▸ Records from a data source:
╔══
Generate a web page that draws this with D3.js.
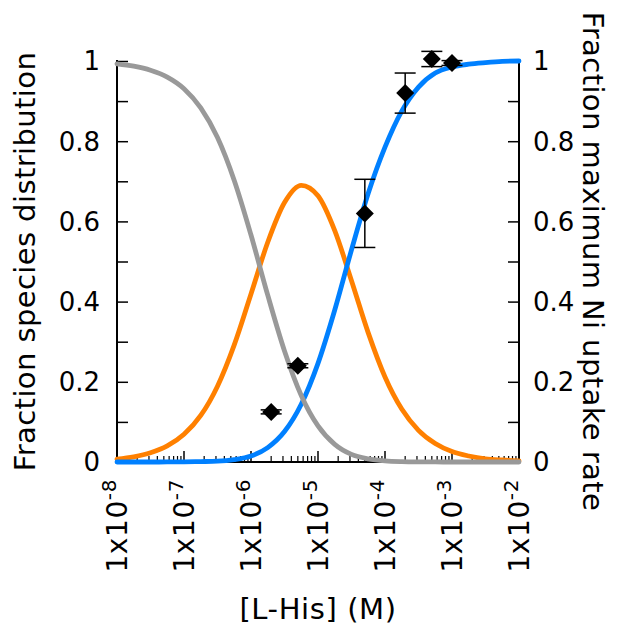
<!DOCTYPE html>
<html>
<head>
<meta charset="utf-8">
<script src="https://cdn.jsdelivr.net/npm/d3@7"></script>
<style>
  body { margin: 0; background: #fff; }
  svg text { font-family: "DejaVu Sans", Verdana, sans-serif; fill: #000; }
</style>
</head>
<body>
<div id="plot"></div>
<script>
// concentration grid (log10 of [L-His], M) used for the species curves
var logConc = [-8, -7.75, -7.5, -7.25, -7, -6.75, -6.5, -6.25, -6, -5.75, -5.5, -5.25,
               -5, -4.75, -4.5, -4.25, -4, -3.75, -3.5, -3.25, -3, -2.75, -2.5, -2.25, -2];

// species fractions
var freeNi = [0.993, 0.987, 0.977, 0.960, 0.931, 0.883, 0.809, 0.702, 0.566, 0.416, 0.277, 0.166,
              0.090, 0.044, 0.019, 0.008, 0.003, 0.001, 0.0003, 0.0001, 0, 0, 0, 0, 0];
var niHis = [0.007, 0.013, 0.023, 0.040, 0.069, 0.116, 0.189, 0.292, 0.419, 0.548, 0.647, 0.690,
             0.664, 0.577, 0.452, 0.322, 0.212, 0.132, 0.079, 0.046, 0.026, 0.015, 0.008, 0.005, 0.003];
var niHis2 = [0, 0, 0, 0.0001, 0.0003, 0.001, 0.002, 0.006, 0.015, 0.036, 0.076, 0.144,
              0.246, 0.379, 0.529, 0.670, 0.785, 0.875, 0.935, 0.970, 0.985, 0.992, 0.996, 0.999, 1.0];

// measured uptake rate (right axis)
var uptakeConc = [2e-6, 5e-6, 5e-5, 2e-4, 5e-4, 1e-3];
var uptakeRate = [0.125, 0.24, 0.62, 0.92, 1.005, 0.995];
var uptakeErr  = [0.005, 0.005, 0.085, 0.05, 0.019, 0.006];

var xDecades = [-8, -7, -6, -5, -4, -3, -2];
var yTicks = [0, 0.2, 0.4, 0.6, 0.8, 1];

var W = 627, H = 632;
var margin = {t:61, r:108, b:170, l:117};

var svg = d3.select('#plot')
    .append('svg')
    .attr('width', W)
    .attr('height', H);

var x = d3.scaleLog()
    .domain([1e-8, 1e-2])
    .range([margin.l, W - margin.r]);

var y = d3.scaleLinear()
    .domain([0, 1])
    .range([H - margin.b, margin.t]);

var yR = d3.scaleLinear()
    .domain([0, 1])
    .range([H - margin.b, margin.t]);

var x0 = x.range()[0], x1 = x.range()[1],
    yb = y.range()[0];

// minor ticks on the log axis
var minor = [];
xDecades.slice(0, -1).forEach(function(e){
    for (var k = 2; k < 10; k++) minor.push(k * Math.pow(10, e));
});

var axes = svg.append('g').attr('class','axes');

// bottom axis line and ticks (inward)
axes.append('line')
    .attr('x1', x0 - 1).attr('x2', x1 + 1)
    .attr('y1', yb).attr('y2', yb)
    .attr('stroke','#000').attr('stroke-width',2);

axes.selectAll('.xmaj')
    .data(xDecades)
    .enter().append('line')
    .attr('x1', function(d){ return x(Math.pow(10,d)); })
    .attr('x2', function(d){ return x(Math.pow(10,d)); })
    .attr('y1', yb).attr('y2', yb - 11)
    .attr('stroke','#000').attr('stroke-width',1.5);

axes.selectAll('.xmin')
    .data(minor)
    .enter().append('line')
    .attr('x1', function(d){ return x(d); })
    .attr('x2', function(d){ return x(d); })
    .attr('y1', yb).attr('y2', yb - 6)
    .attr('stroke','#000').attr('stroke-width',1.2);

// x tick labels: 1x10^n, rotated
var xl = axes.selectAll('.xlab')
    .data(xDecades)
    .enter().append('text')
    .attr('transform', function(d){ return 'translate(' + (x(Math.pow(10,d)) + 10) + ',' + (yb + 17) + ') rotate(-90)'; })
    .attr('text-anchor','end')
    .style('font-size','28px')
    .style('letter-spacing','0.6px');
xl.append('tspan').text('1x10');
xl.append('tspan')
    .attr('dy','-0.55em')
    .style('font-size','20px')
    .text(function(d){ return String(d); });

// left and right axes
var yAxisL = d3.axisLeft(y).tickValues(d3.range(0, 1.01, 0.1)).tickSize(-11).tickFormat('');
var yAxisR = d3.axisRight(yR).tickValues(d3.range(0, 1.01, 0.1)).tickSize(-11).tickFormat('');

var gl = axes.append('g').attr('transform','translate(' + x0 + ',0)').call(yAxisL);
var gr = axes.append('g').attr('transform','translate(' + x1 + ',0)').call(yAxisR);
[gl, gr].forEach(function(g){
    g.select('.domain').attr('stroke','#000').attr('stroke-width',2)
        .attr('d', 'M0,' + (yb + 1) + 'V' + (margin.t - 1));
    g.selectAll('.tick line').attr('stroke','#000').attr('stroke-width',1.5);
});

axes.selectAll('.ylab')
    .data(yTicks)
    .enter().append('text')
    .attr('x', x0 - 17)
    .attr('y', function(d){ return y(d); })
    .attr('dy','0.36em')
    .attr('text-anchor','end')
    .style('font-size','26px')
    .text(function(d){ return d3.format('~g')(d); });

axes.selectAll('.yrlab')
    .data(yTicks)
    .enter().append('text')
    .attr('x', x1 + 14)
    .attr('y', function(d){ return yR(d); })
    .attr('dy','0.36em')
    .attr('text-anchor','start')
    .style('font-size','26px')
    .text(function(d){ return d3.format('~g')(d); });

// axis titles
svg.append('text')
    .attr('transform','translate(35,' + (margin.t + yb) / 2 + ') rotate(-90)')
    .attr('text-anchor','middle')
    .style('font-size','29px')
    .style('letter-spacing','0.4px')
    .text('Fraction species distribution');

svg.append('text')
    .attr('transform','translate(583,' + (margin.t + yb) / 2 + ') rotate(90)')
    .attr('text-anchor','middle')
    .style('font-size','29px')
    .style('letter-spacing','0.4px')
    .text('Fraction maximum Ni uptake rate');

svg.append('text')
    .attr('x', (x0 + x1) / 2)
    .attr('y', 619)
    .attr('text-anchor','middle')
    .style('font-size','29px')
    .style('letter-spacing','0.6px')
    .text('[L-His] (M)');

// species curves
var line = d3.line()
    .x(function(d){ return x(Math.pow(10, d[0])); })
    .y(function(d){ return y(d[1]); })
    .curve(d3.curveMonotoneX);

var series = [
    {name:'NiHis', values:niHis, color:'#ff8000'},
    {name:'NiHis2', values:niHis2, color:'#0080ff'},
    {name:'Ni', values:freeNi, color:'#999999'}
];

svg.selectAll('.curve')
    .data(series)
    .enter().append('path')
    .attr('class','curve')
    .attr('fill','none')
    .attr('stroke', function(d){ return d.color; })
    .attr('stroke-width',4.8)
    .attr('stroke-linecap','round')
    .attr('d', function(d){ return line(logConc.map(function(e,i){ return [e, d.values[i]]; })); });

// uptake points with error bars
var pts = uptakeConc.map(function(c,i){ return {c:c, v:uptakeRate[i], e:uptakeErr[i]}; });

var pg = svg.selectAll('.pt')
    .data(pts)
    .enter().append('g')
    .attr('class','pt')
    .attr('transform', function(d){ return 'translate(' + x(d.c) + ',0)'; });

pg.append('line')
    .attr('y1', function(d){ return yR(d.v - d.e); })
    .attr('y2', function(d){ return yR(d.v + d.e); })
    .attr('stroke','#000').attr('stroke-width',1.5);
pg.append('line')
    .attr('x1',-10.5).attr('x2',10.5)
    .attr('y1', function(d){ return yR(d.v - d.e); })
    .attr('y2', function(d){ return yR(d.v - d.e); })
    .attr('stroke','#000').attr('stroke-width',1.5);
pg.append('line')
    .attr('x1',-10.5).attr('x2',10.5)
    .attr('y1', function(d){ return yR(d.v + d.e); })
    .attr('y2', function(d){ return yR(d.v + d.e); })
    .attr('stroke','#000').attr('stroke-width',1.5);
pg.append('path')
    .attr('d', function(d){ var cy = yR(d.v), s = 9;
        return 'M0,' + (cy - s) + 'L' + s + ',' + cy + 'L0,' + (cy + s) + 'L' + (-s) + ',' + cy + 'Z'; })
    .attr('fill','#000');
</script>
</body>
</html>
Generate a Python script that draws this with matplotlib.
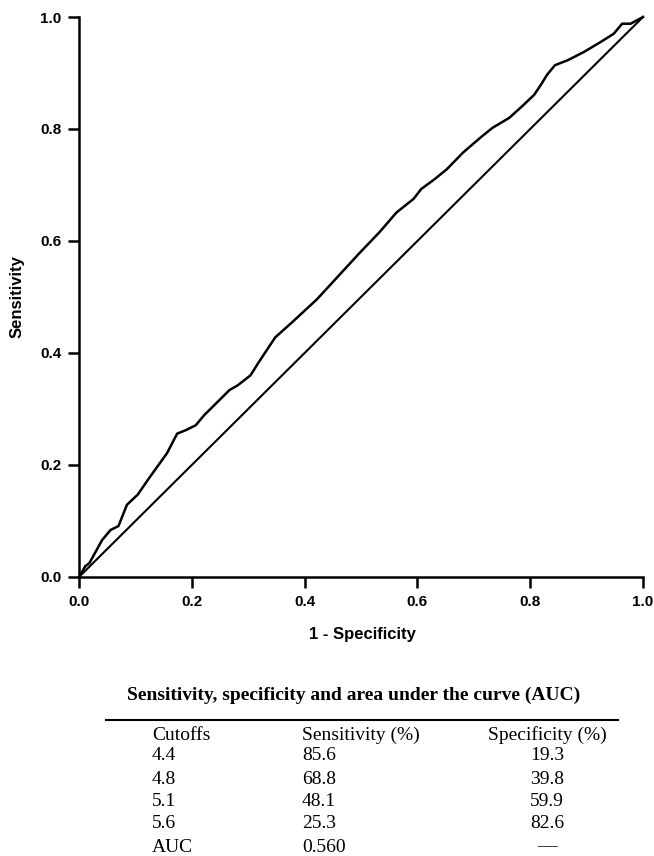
╚══
Restate the lines of the records exactly, starting at the first and stopping after the line with "-2.5, -2.25, -2];". Leave out any picture.

▸ OUTPUT:
Generate a web page that draws this with D3.js.
<!DOCTYPE html>
<html>
<head>
<meta charset="utf-8">
<script src="https://cdn.jsdelivr.net/npm/d3@7"></script>
<style>
  body { margin: 0; background: #fff; }
  svg text { font-family: "DejaVu Sans", Verdana, sans-serif; fill: #000; }
</style>
</head>
<body>
<div id="plot"></div>
<script>
// concentration grid (log10 of [L-His], M) used for the species curves
var logConc = [-8, -7.75, -7.5, -7.25, -7, -6.75, -6.5, -6.25, -6, -5.75, -5.5, -5.25,
               -5, -4.75, -4.5, -4.25, -4, -3.75, -3.5, -3.25, -3, -2.75, -2.5, -2.25, -2];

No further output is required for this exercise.